* _Work to complete_: Each line from the start of the data below through the one containing "const referenceLevel = 1.0;" must be reproduced exactly.

* _Supplied material_:
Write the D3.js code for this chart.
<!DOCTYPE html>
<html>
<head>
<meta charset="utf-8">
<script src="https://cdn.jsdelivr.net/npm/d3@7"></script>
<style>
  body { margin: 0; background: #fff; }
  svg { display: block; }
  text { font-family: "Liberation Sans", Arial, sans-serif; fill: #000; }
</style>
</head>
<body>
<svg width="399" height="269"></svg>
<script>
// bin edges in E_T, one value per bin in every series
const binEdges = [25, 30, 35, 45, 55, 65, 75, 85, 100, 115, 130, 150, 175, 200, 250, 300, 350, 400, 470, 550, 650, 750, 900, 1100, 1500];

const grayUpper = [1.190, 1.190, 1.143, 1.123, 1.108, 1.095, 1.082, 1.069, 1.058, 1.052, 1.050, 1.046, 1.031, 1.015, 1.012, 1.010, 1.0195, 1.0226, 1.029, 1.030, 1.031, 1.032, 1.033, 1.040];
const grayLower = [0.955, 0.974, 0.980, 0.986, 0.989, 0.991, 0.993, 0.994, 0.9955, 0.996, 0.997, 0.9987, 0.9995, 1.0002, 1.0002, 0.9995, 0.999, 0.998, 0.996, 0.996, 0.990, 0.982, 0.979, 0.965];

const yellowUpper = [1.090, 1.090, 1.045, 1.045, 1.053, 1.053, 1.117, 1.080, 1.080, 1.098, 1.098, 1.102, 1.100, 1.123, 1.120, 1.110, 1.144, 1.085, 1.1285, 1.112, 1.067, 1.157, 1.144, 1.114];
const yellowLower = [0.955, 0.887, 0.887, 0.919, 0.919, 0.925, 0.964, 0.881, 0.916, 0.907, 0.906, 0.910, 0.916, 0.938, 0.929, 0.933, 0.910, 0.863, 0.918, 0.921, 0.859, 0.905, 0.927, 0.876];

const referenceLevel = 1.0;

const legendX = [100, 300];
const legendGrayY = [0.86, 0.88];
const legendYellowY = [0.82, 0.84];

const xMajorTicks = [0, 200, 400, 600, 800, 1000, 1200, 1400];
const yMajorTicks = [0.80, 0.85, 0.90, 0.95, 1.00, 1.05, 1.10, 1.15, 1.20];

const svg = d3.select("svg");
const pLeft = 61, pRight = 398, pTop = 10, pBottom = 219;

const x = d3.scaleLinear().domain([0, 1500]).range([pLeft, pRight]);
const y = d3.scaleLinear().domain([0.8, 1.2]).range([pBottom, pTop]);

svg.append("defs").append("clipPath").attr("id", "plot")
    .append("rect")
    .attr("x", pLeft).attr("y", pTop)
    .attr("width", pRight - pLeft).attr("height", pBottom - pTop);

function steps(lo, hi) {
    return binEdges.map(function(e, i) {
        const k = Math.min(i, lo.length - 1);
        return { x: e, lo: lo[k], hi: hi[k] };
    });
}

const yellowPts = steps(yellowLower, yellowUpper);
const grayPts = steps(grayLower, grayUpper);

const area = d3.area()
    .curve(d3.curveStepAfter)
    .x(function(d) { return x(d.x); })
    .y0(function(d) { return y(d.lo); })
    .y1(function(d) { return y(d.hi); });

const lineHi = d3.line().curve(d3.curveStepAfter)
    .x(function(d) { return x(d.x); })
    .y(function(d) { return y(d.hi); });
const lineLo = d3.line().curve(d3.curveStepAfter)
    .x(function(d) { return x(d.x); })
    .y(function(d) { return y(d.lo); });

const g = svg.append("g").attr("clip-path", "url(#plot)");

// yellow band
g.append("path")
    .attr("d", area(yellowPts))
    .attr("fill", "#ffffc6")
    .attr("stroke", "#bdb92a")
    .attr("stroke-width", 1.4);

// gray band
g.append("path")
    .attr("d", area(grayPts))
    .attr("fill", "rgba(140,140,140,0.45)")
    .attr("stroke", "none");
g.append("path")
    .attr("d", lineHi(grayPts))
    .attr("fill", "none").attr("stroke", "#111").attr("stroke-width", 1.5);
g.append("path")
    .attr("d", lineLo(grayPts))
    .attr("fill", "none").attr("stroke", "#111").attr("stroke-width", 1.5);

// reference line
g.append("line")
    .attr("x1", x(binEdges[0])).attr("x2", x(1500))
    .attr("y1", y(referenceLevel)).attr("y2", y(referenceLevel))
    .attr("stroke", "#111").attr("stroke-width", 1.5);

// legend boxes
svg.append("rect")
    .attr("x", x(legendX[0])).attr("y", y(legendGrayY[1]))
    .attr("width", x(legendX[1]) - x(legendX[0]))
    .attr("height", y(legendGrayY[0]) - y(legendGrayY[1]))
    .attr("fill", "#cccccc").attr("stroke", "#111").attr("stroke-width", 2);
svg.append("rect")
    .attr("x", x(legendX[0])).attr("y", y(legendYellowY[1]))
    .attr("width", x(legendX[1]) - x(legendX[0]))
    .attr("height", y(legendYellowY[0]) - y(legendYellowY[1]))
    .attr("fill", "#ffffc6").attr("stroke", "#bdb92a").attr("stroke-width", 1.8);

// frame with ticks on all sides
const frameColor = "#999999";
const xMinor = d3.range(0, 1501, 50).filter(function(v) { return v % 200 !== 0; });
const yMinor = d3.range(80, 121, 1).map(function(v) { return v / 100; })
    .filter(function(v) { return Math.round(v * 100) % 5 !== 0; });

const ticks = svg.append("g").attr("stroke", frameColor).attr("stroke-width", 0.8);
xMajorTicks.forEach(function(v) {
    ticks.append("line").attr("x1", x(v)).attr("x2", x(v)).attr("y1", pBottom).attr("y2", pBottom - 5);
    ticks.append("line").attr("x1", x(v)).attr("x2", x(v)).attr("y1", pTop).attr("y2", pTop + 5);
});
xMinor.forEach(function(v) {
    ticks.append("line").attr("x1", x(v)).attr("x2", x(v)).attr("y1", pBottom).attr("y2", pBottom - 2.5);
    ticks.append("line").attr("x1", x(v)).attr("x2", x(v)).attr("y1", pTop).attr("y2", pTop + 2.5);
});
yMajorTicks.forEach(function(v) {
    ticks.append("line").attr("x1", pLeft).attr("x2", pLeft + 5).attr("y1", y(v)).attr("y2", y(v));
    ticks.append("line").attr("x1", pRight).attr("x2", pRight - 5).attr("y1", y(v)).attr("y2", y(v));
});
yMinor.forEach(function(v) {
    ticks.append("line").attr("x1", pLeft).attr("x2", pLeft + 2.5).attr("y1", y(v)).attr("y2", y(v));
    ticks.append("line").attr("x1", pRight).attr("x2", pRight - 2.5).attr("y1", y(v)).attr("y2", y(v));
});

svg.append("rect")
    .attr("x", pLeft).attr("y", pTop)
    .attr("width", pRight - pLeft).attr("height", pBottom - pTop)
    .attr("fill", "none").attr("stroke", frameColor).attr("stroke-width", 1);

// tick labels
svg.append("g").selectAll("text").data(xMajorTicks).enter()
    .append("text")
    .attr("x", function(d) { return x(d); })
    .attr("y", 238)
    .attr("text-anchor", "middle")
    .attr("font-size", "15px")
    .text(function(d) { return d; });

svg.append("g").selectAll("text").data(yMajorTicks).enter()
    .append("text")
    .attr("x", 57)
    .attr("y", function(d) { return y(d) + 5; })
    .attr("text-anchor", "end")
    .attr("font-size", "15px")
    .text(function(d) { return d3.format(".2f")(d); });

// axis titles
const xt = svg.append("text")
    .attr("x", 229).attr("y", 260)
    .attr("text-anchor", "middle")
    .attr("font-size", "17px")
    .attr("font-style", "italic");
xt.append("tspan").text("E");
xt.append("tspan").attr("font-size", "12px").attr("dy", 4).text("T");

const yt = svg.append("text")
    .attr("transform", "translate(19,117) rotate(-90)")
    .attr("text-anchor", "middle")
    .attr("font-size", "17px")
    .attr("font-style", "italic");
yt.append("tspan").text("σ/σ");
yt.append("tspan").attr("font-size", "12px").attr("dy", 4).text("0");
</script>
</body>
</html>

* _The output_:
Write the D3.js code for this chart.
<!DOCTYPE html>
<html>
<head>
<meta charset="utf-8">
<script src="https://cdn.jsdelivr.net/npm/d3@7"></script>
<style>
  body { margin: 0; background: #fff; }
  svg { display: block; }
  text { font-family: "Liberation Sans", Arial, sans-serif; fill: #000; }
</style>
</head>
<body>
<svg width="399" height="269"></svg>
<script>
// bin edges in E_T, one value per bin in every series
const binEdges = [25, 30, 35, 45, 55, 65, 75, 85, 100, 115, 130, 150, 175, 200, 250, 300, 350, 400, 470, 550, 650, 750, 900, 1100, 1500];

const grayUpper = [1.190, 1.190, 1.143, 1.123, 1.108, 1.095, 1.082, 1.069, 1.058, 1.052, 1.050, 1.046, 1.031, 1.015, 1.012, 1.010, 1.0195, 1.0226, 1.029, 1.030, 1.031, 1.032, 1.033, 1.040];
const grayLower = [0.955, 0.974, 0.980, 0.986, 0.989, 0.991, 0.993, 0.994, 0.9955, 0.996, 0.997, 0.9987, 0.9995, 1.0002, 1.0002, 0.9995, 0.999, 0.998, 0.996, 0.996, 0.990, 0.982, 0.979, 0.965];

const yellowUpper = [1.090, 1.090, 1.045, 1.045, 1.053, 1.053, 1.117, 1.080, 1.080, 1.098, 1.098, 1.102, 1.100, 1.123, 1.120, 1.110, 1.144, 1.085, 1.1285, 1.112, 1.067, 1.157, 1.144, 1.114];
const yellowLower = [0.955, 0.887, 0.887, 0.919, 0.919, 0.925, 0.964, 0.881, 0.916, 0.907, 0.906, 0.910, 0.916, 0.938, 0.929, 0.933, 0.910, 0.863, 0.918, 0.921, 0.859, 0.905, 0.927, 0.876];

const referenceLevel = 1.0;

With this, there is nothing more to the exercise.